脊髄損傷(脊損)患者の麻酔を担当する機会は,一般の麻酔科医には少ないだろう。しかし,脊損の多くは外傷によって生じるため,若い患者も多く,生命の危機を脱した後の長い経過において,繰り返し手術を受ける場合も多い。つまり,脊損の専門施設でなくても,周術期管理を求められる場面はある。それなのに,脊損患者には頸椎保護が必要であるとか,自律神経過反射autonomic hyperreflexia(AH)が生じるので気をつけなければいけない,ということをなんとなく知っていても,実際に受傷後いつまで頸椎保護が必要なのか,どのレベルの脊損でAHが生じるのか,またどのような刺激でAHが生じるのかをきちんと把握できている読者は少ないだろう。

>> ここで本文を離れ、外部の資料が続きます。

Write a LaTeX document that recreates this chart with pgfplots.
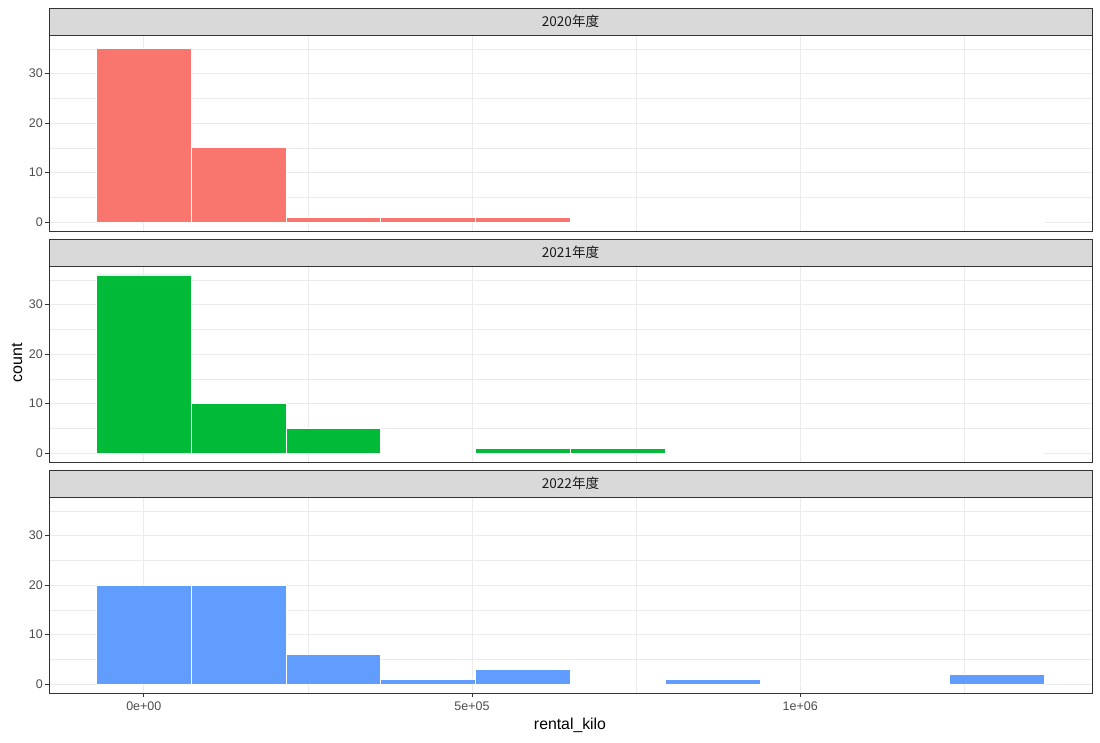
\documentclass[border=0pt]{standalone}
\usepackage{pgfplots}
\pgfplotsset{compat=1.18}
\usepackage{fontspec}
\setmainfont{Liberation Sans}
\newfontfamily\cjk{Noto Sans CJK SC}
\definecolor{c1}{HTML}{F8766D}
\definecolor{c2}{HTML}{00BA38}
\definecolor{c3}{HTML}{619CFF}
\definecolor{gridc}{HTML}{EBEBEB}
\definecolor{g20}{HTML}{333333}
\definecolor{g30}{HTML}{4D4D4D}
\definecolor{g10}{HTML}{1A1A1A}
\definecolor{stripc}{HTML}{D9D9D9}

% bin centers (width 144444.44), counts
\pgfplotstableread{
x        y
0        35
144444.4 15
288888.9 1
433333.3 1
577777.8 1
722222.2 0
866666.7 0
1011111.1 0
1155555.6 0
1300000  0
}\tabA
\pgfplotstableread{
x        y
0        36
144444.4 10
288888.9 5
433333.3 0
577777.8 1
722222.2 1
866666.7 0
1011111.1 0
1155555.6 0
1300000  0
}\tabB
\pgfplotstableread{
x        y
0        20
144444.4 20
288888.9 6
433333.3 1
577777.8 3
722222.2 0
866666.7 1
1011111.1 0
1155555.6 0
1300000  2
}\tabC

\pgfplotsset{panel/.style={
  scale only axis, width=1043pt, height=196pt,
  xmin=-144444.44, xmax=1444444.44, ymin=-1.8, ymax=37.8,
  xtick={0,500000,1000000}, minor xtick={250000,750000,1250000},
  ytick={0,10,20,30}, minor ytick={5,15,25,35},
  yticklabels={0,10,20,30},
  grid=both,
  major grid style={gridc, line width=1pt},
  minor grid style={gridc, line width=0.6pt},
  axis line style={g20, line width=1pt},
  tick style={g20, line width=1pt},
  tick align=outside, major tick length=3.7pt, minor tick length=0pt,
  xtick pos=bottom, ytick pos=left,
  ticklabel style={font=\fontsize{12.5}{14}\selectfont, text=g30},
  yticklabel style={xshift=1pt},
  xticklabel style={yshift=-1.5pt},
  scaled x ticks=false,
  clip=false,
}}
\pgfplotsset{histbar/.style={ybar, bar width=144444.44, bar shift=0pt, draw=white, line width=0.8pt}}

\begin{document}
\begin{tikzpicture}
\useasboundingbox (0,0) rectangle (1100pt,-742pt);

\begin{axis}[panel, at={(49pt,-35pt)}, anchor=north west,
  xticklabels={}, x tick style={draw=none}]
\addplot[histbar, fill=c1] table[x=x,y=y] {\tabA};
\end{axis}

\begin{axis}[panel, at={(49pt,-266pt)}, anchor=north west,
  xticklabels={}, x tick style={draw=none}]
\addplot[histbar, fill=c2] table[x=x,y=y] {\tabB};
\end{axis}

\begin{axis}[panel, at={(49pt,-497pt)}, anchor=north west,
  xticklabels={0e+00,5e+05,1e+06}]
\addplot[histbar, fill=c3] table[x=x,y=y] {\tabC};
\end{axis}

% facet strips
\foreach \top/\lab in {8/2020, 239/2021, 470/2022}{
  \draw[fill=stripc, draw=g20, line width=1pt] (49pt,-\top pt) rectangle (1092pt,-\top pt-27pt);
  \node[text=g10, font=\cjk\fontsize{13.6}{15}\selectfont] at (570.5pt,-\top pt-13.5pt) {\lab 年度};
}

\node[rotate=90, font=\fontsize{16}{18}\selectfont, text=black] at (17pt,-363pt) {count};
\node[font=\fontsize{15.8}{18}\selectfont, text=black] at (570pt,-725pt) {rental\_kilo};
\end{tikzpicture}
\end{document}
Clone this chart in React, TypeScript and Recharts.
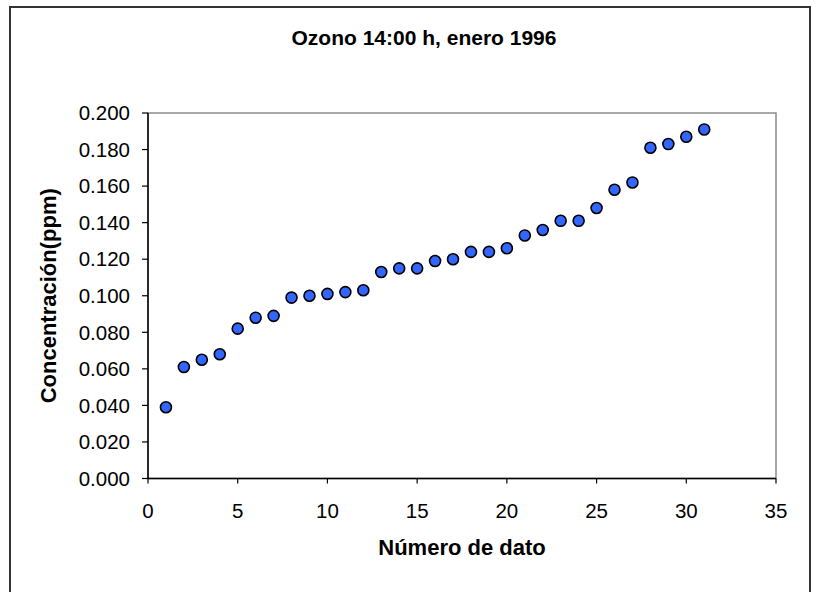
import React from "react";
import {
  ScatterChart,
  Scatter,
  XAxis,
  YAxis,
  ReferenceArea,
} from "recharts";

// ozone readings at 14:00, January 1996 (sorted)
const datoNum = [
  1, 2, 3, 4, 5, 6, 7, 8, 9, 10, 11, 12, 13, 14, 15, 16, 17, 18, 19, 20, 21,
  22, 23, 24, 25, 26, 27, 28, 29, 30, 31,
];
const concentracion = [
  0.039, 0.061, 0.065, 0.068, 0.082, 0.088, 0.089, 0.099, 0.1, 0.101, 0.102,
  0.103, 0.113, 0.115, 0.115, 0.119, 0.12, 0.124, 0.124, 0.126, 0.133, 0.136,
  0.141, 0.141, 0.148, 0.158, 0.162, 0.181, 0.183, 0.187, 0.191,
];
const xTicks = [0, 5, 10, 15, 20, 25, 30, 35];
const yTicks = [0, 0.02, 0.04, 0.06, 0.08, 0.1, 0.12, 0.14, 0.16, 0.18, 0.2];

const FONT = '"Liberation Sans", Arial, sans-serif';

const Dot = (props: any) => {
  const { cx, cy } = props;
  if (cx == null || cy == null) return null;
  return (
    <circle
      cx={cx}
      cy={cy}
      r={5.5}
      fill="#3366ff"
      stroke="#000"
      strokeWidth={1.6}
    />
  );
};

const App: React.FC = () => {
  const data = datoNum.map((n, i) => ({ x: n, y: concentracion[i] }));
  return (
    <div
      style={{
        position: "absolute",
        left: 0,
        top: 0,
        width: 816,
        height: 592,
        overflow: "hidden",
        background: "#fff",
      }}
    >
      <div
        style={{
          position: "absolute",
          left: 9,
          top: 6,
          width: 802,
          height: 700,
          boxSizing: "border-box",
          border: "2px solid #333",
        }}
      />
      <div
        style={{
          position: "absolute",
          left: 224,
          top: 28,
          width: 400,
          textAlign: "center",
          fontFamily: FONT,
          fontWeight: "bold",
          fontSize: 21,
          lineHeight: "20px",
          color: "#000",
        }}
      >
        Ozono 14:00 h, enero 1996
      </div>
      <div style={{ position: "absolute", left: 0, top: 0 }}>
        <ScatterChart
          width={816}
          height={592}
          margin={{ top: 113, right: 40, bottom: 83.5, left: 48 }}
        >
          <ReferenceArea
            x1={0}
            x2={35}
            y1={0}
            y2={0.2}
            fill="none"
            stroke="#8c8c8c"
            strokeWidth={1.5}
          />
          <XAxis
            type="number"
            dataKey="x"
            domain={[0, 35]}
            ticks={xTicks}
            height={30}
            tickSize={5}
            tickMargin={19.5}
            axisLine={{ stroke: "#000", strokeWidth: 1.5 }}
            tickLine={{ stroke: "#000", strokeWidth: 1.2 }}
            tick={{ fill: "#000", fontSize: 20.5, fontFamily: FONT }}
            label={{
              value: "Número de dato",
              position: "bottom",
              offset: 31,
              style: {
                fontFamily: FONT,
                fontWeight: "bold",
                fontSize: 22,
                fill: "#000",
              },
            }}
          />
          <YAxis
            type="number"
            dataKey="y"
            domain={[0, 0.2]}
            ticks={yTicks}
            width={100}
            tickSize={6}
            tickMargin={12}
            tickFormatter={(v: number) => v.toFixed(3)}
            axisLine={{ stroke: "#000", strokeWidth: 1.5 }}
            tickLine={{ stroke: "#000", strokeWidth: 1.2 }}
            tick={{ fill: "#000", fontSize: 20.5, fontFamily: FONT }}
            label={{
              value: "Concentración(ppm)",
              angle: -90,
              position: "insideLeft",
              offset: 3,
              dx: -3,
              textAnchor: "middle",
              style: {
                fontFamily: FONT,
                fontWeight: "bold",
                fontSize: 22,
                fill: "#000",
                textAnchor: "middle",
              },
            }}
          />
          <Scatter
            data={data}
            shape={<Dot />}
            isAnimationActive={false}
          />
        </ScatterChart>
      </div>
    </div>
  );
};

export default App;
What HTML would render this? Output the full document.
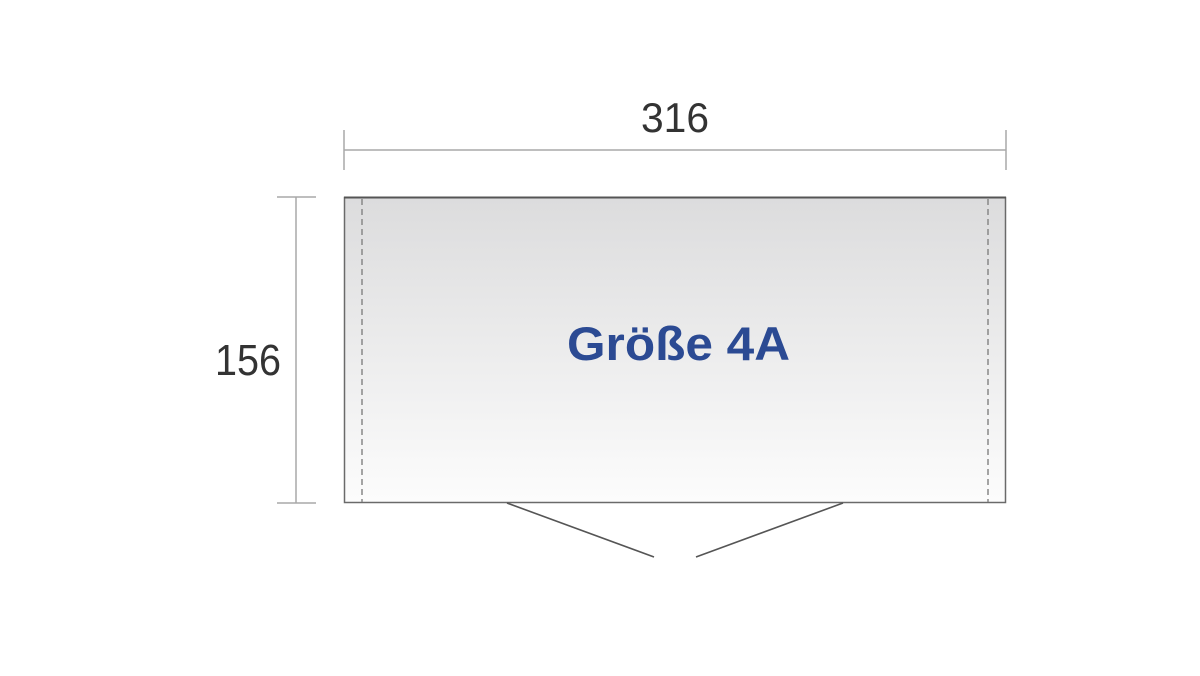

 本症例検討では,まず,上記のように脊損についておぼろげな知識を再確認していただくために,脊損の急性期と慢性期では麻酔管理上注意すべき点や合併症が大きく異なる点について述べ,続いて,脊損に対する急性期手術の意義について解説した。そのうえで,具体的な症例提示によって,脊損患者の麻酔で注意すべき点を概説している。一見タブーのように考えられている脊損患者に対する脊髄くも膜下麻酔についても取り上げた。脊損患者の麻酔は頻繁に遭遇するわけではない症例だが,だからこそ,本特集をいざというときの参考にしていただきたい。